Pizzakuriere irren mit dem Handy am Ohr durch die Nacht und suchen verzweifelt den Weg nach "HIP C 18". Aus den Zeichensälen dröhnt Musik. Autokonvois mit deutschen Kennzeichen missachten das Fahrverbot und bringen Nachschub an Bier und Kaffeemaschinen.

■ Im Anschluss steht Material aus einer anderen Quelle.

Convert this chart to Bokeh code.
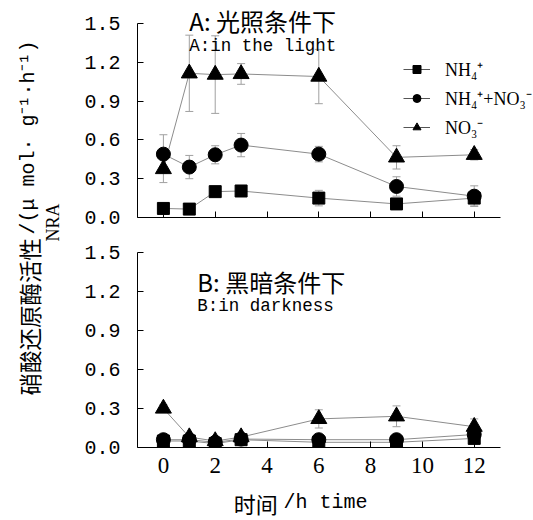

Obwohl ich mich nicht darum reissen würde, auf dem verklebten Spannteppich des HIL unter eidgenössischem Normmobiliar zu übernachten, so beneide ich die Studierenden doch um diese anarchischen Momente, die der kollektive Zeitdruck und die gemeinsame Arbeit produziert. Natürlich gibt es auch in der Praxis der Kunsthistoriker Deadlines - sogar fortwährend. Aber es sind einsame Kämpfe, die alleine vor dem Bildschirm gekämpft werden und denen nichts Heroisches eignet. Kein Leimgestank benebelt das Hirn, keine Spraydosen fliegen durch die Gegend, keine Pizzen werden um 3 Uhr früh geteilt. Was ist ein verspätet geliefertes Buch oder eine verlorene Fussnote gegen ein Styropor-Modell der Neugestaltung von Tokyo, das nach Hunderten von Arbeitsstunden durch auslaufenden Verdünner innerhalb von Sekunden in Nichts zusammenschmilzt?

Wenn die Schlacht vorüber ist, werde ich zur Schlusskritik wieder dabeisein dürfen. Aber, was immer ich dort auch erzählen werde, ich weiss: Das Wichtigste habe ich verpasst.